A Few Good Men
But was it all a myth? Revisionist historians have recently accused the imperial civil servants of sins ranging from selfishness to incompetence in dealing with famines. Now, British historian David Gilmour has risen to the defense of the ICS with his new book, The Ruling Caste: Imperial Lives in the Victorian Raj. Gilmour has already written monumental biographies of two of the most controversial figures of the Raj—the writer Rudyard Kipling and the viceroy Lord Curzon. His latest work aims to rebut the revisionist attacks and provide a more flattering group portrait of the men who ruled the Raj.

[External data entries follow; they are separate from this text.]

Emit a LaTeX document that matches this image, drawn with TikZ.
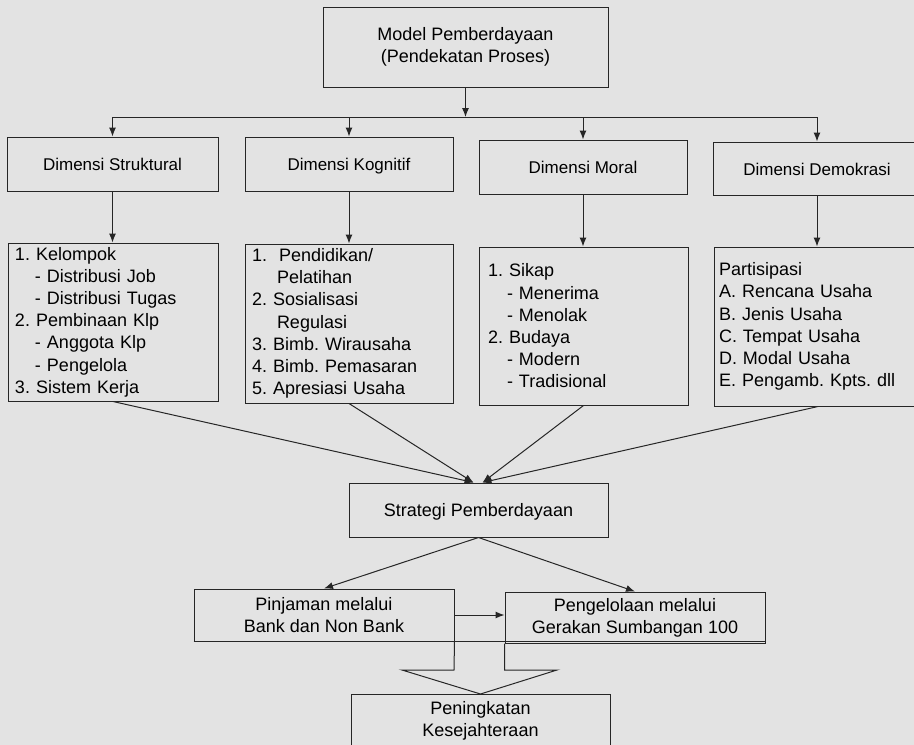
\documentclass[tikz,border=0pt]{standalone}
\usepackage{fontspec}
\setmainfont{Liberation Sans}
\usetikzlibrary{arrows.meta}

\newcommand{\subln}[1][20pt]{\hspace*{#1}}
\tikzset{
  box/.style={draw=black!85, line width=1pt, inner sep=0pt, align=center,
    font=\fontsize{18}{22.2}\selectfont\frenchspacing},
  dimbox/.style={box, text height=13pt, text depth=0pt},
  listbox/.style={box, align=left, inner xsep=7pt, text width=#1},
}

\begin{document}
\begin{tikzpicture}[x=1pt, y=-1pt, >={Latex[length=9pt,width=7pt]}, line width=1pt, draw=black!85]
  \fill[black!11] (0,0) rectangle (914,745);
  \clip (0,0) rectangle (914,745);
  \node[box, minimum width=285pt, minimum height=80pt] (model) at (465.5,47) {Model Pemberdayaan\\(Pendekatan Proses)};
  \coordinate (bus) at (0,117);

  \node[dimbox, font=\fontsize{17}{22}\selectfont, minimum width=211pt, minimum height=54pt] (struk) at (112.5,164) {Dimensi Struktural};
  \node[dimbox, font=\fontsize{17}{22}\selectfont, minimum width=208pt, minimum height=54pt] (kogn) at (349,164) {Dimensi Kognitif};
  \node[dimbox, font=\fontsize{17}{22}\selectfont, minimum width=208pt, minimum height=54pt] (moral) at (583,167) {Dimensi Moral};
  \node[dimbox, font=\fontsize{17}{22}\selectfont, minimum width=208pt, minimum height=53pt] (demo) at (817,168.5) {Dimensi Demokrasi};

  \node[listbox=196pt, minimum height=158pt] (kel) at (113,322) {1. Kelompok\\ \subln- Distribusi Job\\ \subln- Distribusi Tugas\\ 2. Pembinaan Klp\\ \subln- Anggota Klp\\ \subln- Pengelola\\ 3. Sistem Kerja};
  \node[listbox=194pt, minimum height=159pt] (pend) at (349,323.5) {1.\ \ Pendidikan/\\ \subln[25pt]Pelatihan\\ 2. Sosialisasi\\ \subln[25pt]Regulasi\\ 3. Bimb. Wirausaha\\ 4. Bimb. Pemasaran\\ 5. Apresiasi Usaha};
  \node[listbox=191pt, inner xsep=9pt, minimum height=158pt] (sikap) at (583.5,326) {1. Sikap\\ \subln[19pt]- Menerima\\ \subln[19pt]- Menolak\\ 2. Budaya\\ \subln[19pt]- Modern\\ \subln[19pt]- Tradisional};
  \node[listbox=198pt, inner xsep=5pt, minimum height=159pt] (part) at (818,326.5) {Partisipasi\\ A. Rencana Usaha\\ B. Jenis Usaha\\ C. Tempat Usaha\\ D. Modal Usaha\\ E. Pengamb. Kpts. dll};

  \node[dimbox, minimum width=259pt, minimum height=54pt] (strat) at (478.5,510) {Strategi Pemberdayaan};
  \node[box, minimum width=260pt, minimum height=52pt] (pinj) at (324,615) {Pinjaman melalui\\Bank dan Non Bank};
  \node[box, minimum width=260pt, minimum height=51pt] (peng) at (635,617.5) {Pengelolaan melalui\\Gerakan Sumbangan 100};
  \node[box, minimum width=259pt, minimum height=53pt] (ppk) at (480.5,721) {Peningkatan\\Kesejahteraan};

  % dimensi
  \draw[->] (model.south) -- (model.south |- bus);
  \draw (struk.north |- bus) -- (demo.north |- bus);
  \foreach \n in {struk,kogn,moral,demo}
    \draw[->] (\n.north |- bus) -- (\n.north);
  \foreach \a/\b in {struk/kel,kogn/pend,moral/sikap,demo/part}
    \draw[->] (\a.south) -- (\a.south |- \b.north);

  % ke strategi
  \draw[->] (kel.south) -- ([xshift=-5pt]strat.north);
  \draw[->] (pend.south) -- ([xshift=-5pt]strat.north);
  \draw[->] (sikap.south) -- ([xshift=4pt]strat.north);
  \draw[->] (part.south) -- ([xshift=4pt]strat.north);

  \draw[->] (strat.south) -- (pinj.north);
  \draw[->] (strat.south) -- (peng.north);
  \draw[->] (pinj.east) -- (pinj.east -| peng.west);
  \draw (pinj.south west) -- (pinj.south west -| peng.east);

  % panah blok
  \draw (pinj.south east) -- (454,670) -- (402,670) -- (ppk.north) -- (557,670) -- (peng.south west |- 0,670) -- (peng.south west);
\end{tikzpicture}
\end{document}
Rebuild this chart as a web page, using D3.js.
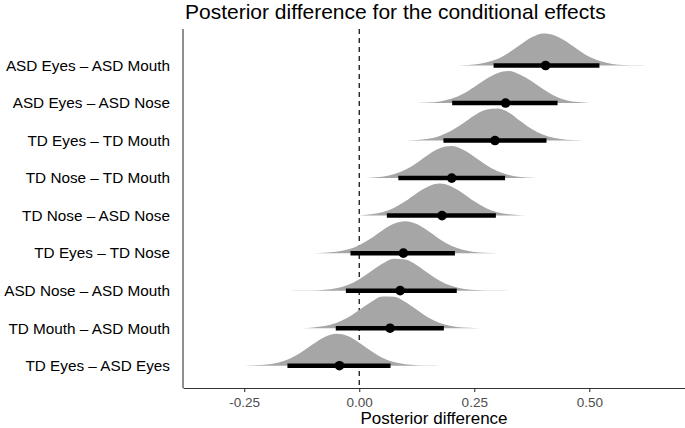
<!DOCTYPE html>
<html>
<head>
<meta charset="utf-8">
<script src="https://cdn.jsdelivr.net/npm/d3@7"></script>
<style>
  body { margin: 0; background: #fff; }
  svg { display: block; font-family: "Liberation Sans", Arial, sans-serif; }
</style>
</head>
<body>
<div id="viz"></div>
<script>
// comparisons, top to bottom
const labels = [
  "ASD Eyes \u2013 ASD Mouth",
  "ASD Eyes \u2013 ASD Nose",
  "TD Eyes \u2013 TD Mouth",
  "TD Nose \u2013 TD Mouth",
  "TD Nose \u2013 ASD Nose",
  "TD Eyes \u2013 TD Nose",
  "ASD Nose \u2013 ASD Mouth",
  "TD Mouth \u2013 ASD Mouth",
  "TD Eyes \u2013 ASD Eyes"
];
const medians = [0.405, 0.318, 0.295, 0.201, 0.180, 0.096, 0.089, 0.067, -0.043];
const lower   = [0.292, 0.202, 0.183, 0.085, 0.060, -0.019, -0.029, -0.051, -0.156];
const upper   = [0.522, 0.431, 0.407, 0.317, 0.297, 0.208, 0.212, 0.184, 0.068];

// density grid (x values) and relative heights read from the slabs
const gridX = [-0.250, -0.225, -0.200, -0.175, -0.150, -0.125, -0.100, -0.075, -0.050, -0.025,
                0.000,  0.025,  0.050,  0.075,  0.100,  0.125,  0.150,  0.175,  0.200,  0.225,
                0.250,  0.275,  0.300,  0.325,  0.350,  0.375,  0.400,  0.425,  0.450,  0.475,
                0.500,  0.525,  0.550,  0.575,  0.600,  0.625];
const dens1 = [0,0,0,0,0,0,0,0,0,0, 0,0,0,0,0,0,0,0,0,0.01, 0.03,0.09,0.20,0.40,0.65,0.88,1.00,0.94,0.75,0.50, 0.27,0.13,0.05,0.016,0.004,0];
const dens2 = [0,0,0,0,0,0,0,0,0,0, 0,0,0,0,0,0,0.015,0.05,0.13,0.28, 0.50,0.74,0.93,1.00,0.88,0.68,0.43,0.22,0.09,0.03, 0,0,0,0,0,0];
const dens3 = [0,0,0,0,0,0,0,0,0,0, 0,0,0,0,0.005,0.02,0.058,0.145,0.305,0.535, 0.785,0.96,1.00,0.88,0.61,0.36,0.18,0.076,0.026,0.008, 0,0,0,0,0,0];
const dens4 = [0,0,0,0,0,0,0,0,0,0, 0,0.014,0.045,0.118,0.26,0.475,0.73,0.93,1.00,0.89, 0.67,0.42,0.22,0.095,0.035,0.011,0.003,0,0,0, 0,0,0,0,0,0];
const dens5 = [0,0,0,0,0,0,0,0,0,0, 0,0.04,0.106,0.237,0.446,0.70,0.91,1.00,0.91,0.70, 0.446,0.237,0.106,0.04,0.012,0,0,0,0,0, 0,0,0,0,0,0];
const dens6 = [0,0,0,0,0,0,0,0.013,0.041,0.11, 0.244,0.455,0.71,0.92,1.00,0.91,0.69,0.436,0.231,0.102, 0.038,0.012,0,0,0,0,0,0,0,0, 0,0,0,0,0,0];
const dens7 = [0,0,0,0,0,0.002,0.007,0.025,0.073,0.176, 0.354,0.60,0.84,1.00,0.97,0.795,0.545,0.313,0.15,0.06, 0.02,0.006,0.002,0,0,0,0,0,0,0, 0,0,0,0,0,0];
const dens8 = [0,0,0,0,0,0,0.022,0.065,0.16,0.33, 0.57,0.81,0.99,0.98,0.82,0.576,0.337,0.165,0.068,0.023, 0.007,0,0,0,0,0,0,0,0,0, 0,0,0,0,0,0];
const dens9 = [0,0.011,0.036,0.098,0.225,0.427,0.678,0.90,1.00,0.927, 0.718,0.465,0.252,0.114,0.043,0.013,0.0035,0,0,0, 0,0,0,0,0,0,0,0,0,0, 0,0,0,0,0,0];
const densities = [dens1, dens2, dens3, dens4, dens5, dens6, dens7, dens8, dens9];
const xTicks = [-0.25, 0, 0.25, 0.5];

const WIDTH = 685, HEIGHT = 428;
const panelLeft = 183, panelRight = 685, panelTop = 29, panelBottom = 388;

const svg = d3.select("#viz").append("svg")
  .attr("width", WIDTH)
  .attr("height", HEIGHT);

const x = d3.scaleLinear().domain([-0.383, 0.708]).range([panelLeft, panelRight]);
const y = d3.scalePoint().domain(labels).range([65.5, 365.7]);
const h = d3.scaleLinear().domain([0, 1]).range([0, 32]);

// reference line at zero
svg.append("line")
  .attr("x1", x(0)).attr("x2", x(0))
  .attr("y1", panelTop).attr("y2", panelBottom)
  .attr("stroke", "#000")
  .attr("stroke-width", 1.2)
  .attr("stroke-dasharray", "5,4");

const area = d3.area()
  .x(d => x(d[0]))
  .y0(d => d[2])
  .y1(d => d[2] - h(d[1]))
  .curve(d3.curveMonotoneX);

labels.forEach((lab, i) => {
  const d = densities[i];
  let a = d.findIndex(v => v > 0), b = d.length - 1;
  while (b > 0 && d[b] === 0) b--;
  a = Math.max(0, a - 1); b = Math.min(d.length - 1, b + 1);
  const pts = [];
  for (let k = a; k <= b; k++) pts.push([gridX[k], d[k], y(lab)]);
  svg.append("path")
    .datum(pts)
    .attr("d", area)
    .attr("fill", "#a6a6a6");
});

svg.selectAll(".interval")
  .data(labels)
  .join("line")
  .attr("class", "interval")
  .attr("x1", (d, i) => x(lower[i]))
  .attr("x2", (d, i) => x(upper[i]))
  .attr("y1", d => y(d))
  .attr("y2", d => y(d))
  .attr("stroke", "#000")
  .attr("stroke-width", 4.5);

svg.selectAll(".pt")
  .data(labels)
  .join("circle")
  .attr("class", "pt")
  .attr("cx", (d, i) => x(medians[i]))
  .attr("cy", d => y(d))
  .attr("r", 4.8)
  .attr("fill", "#000");

// x axis
const xAxis = svg.append("g")
  .attr("transform", `translate(0,${panelBottom})`)
  .call(d3.axisBottom(x).tickValues(xTicks).tickFormat(d => d.toFixed(2)).tickSize(4).tickSizeOuter(0));
xAxis.select(".domain").attr("stroke", "#333").attr("stroke-width", 1.1);
xAxis.selectAll(".tick line").attr("stroke", "#333").attr("stroke-width", 1.1);
xAxis.selectAll(".tick text")
  .attr("fill", "#4d4d4d")
  .attr("font-size", "13.5px")
  .attr("dy", "0.9em");

// y axis line and labels
svg.append("line")
  .attr("x1", panelLeft).attr("x2", panelLeft)
  .attr("y1", panelTop).attr("y2", panelBottom)
  .attr("stroke", "#333")
  .attr("stroke-width", 1.1);

svg.selectAll(".ylab")
  .data(labels)
  .join("text")
  .attr("class", "ylab")
  .attr("x", 170)
  .attr("y", d => y(d))
  .attr("dy", "0.35em")
  .attr("text-anchor", "end")
  .attr("font-size", "15.3px")
  .attr("fill", "#000")
  .text(d => d);

svg.append("text")
  .attr("x", (panelLeft + panelRight) / 2)
  .attr("y", 424)
  .attr("text-anchor", "middle")
  .attr("font-size", "17px")
  .attr("fill", "#000")
  .text("Posterior difference");

svg.append("text")
  .attr("x", 185)
  .attr("y", 19)
  .attr("font-size", "21px")
  .attr("fill", "#000")
  .text("Posterior difference for the conditional effects");
</script>
</body>
</html>
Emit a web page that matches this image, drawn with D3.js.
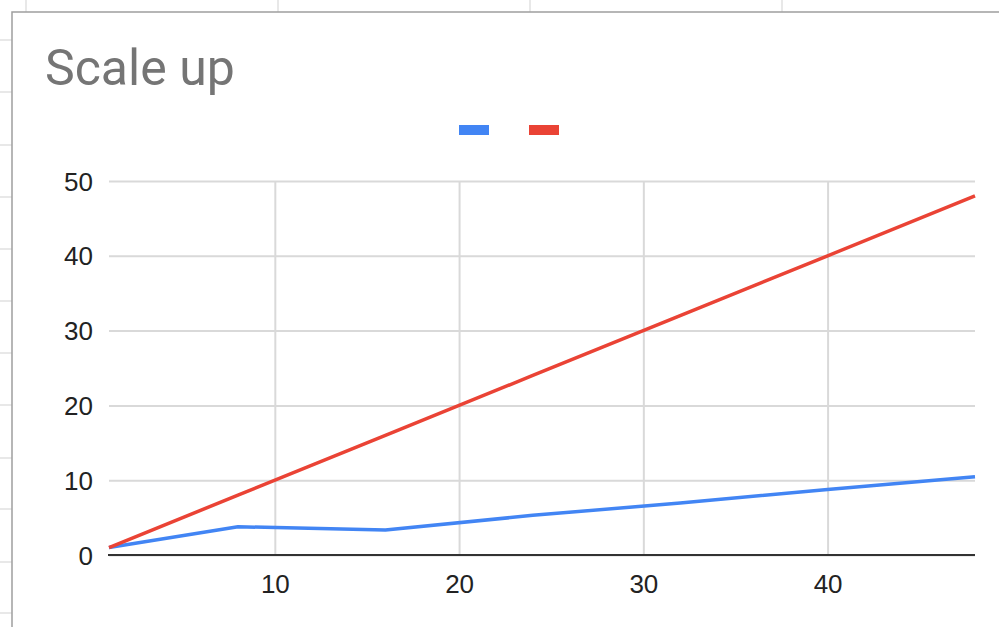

Lord Dalhousie, one of the Governors-General of India, observed that while a "member of the Civil Service in England is a clerk, a member of the Civil Service in India may be a proconsul." After passing an entrance exam in England when they were no older than 19 (the age limit, introduced in the late 1870s, was eventually raised to 23), ICS officers were soon shipped off to India's far-flung provinces to be part of what Prime Minister David Lloyd George called "the steel frame" that held the Raj together. The ICS officer was one part taxman, responsible for collecting the tolls and revenues due to the Raj from his district, and one part magistrate, settling his district's legal disputes, which might range from petty theft to murder. In addition, he was in charge of "forests, roads, schools, hospitals, fences, canals and agriculture," writes Gilmour. "And on top of all this, he also had to keep himself accessible, to allow people to come and sit on his verandah and 'pay their respects' and hand in their petitions." It was a tremendously diverse workload, and the ICS men had little formal training to prepare for it. They learned fast, and had to rely on instinct and common sense.
The professional life of the imperial bureaucrat could be extraordinarily interesting; his personal life usually was not. Unless they were lucky enough to be posted to a metropolitan center like Calcutta or Bombay, the ICS officers led a lonely existence in remote towns with few other Englishmen around, and yearned incessantly for the motherland. Their wives were even more miserable, and some naturally took to having affairs, especially in the hill station of Simla, where the thin mountain air was reputed to encourage promiscuity. As Gilmour notes, almost all the ICS men couldn't wait to retire, collect their pension and get back to Britain. Yet once home, a strange fondness for India would often afflict them, and they would spend their evenings sunk in a club chair with a gin and tonic, boring everyone with endless tales of the Punjab.
Gilmour is out to redeem the ICS, and the portrait that emerges in his book is of a bureaucracy that was as efficient, fair-minded and honest as its reputation suggests. This is probably an exaggeration. Gilmour does not gloss over the famines that ravaged India repeatedly during the British Raj, killing millions; yet he calls them failures of policymakers at the top, and seems too eager to exculpate the ICS men who were in charge of arranging relief for the stricken districts. Some of them clearly failed to do their jobs properly. But while the ICS may not have been quite as brilliant as Gilmour would have us believe, it deserves its mystique. Whatever their faults, the officers were honest. They had vast opportunities to be corrupt, but with very few exceptions, they did not abuse their power in order to enrich themselves. In the light of the staggering dishonesty of so many of the men who succeeded them after India's independence, the incorruptibility of these innocents abroad makes them worthy of some degree of nostalgic respect.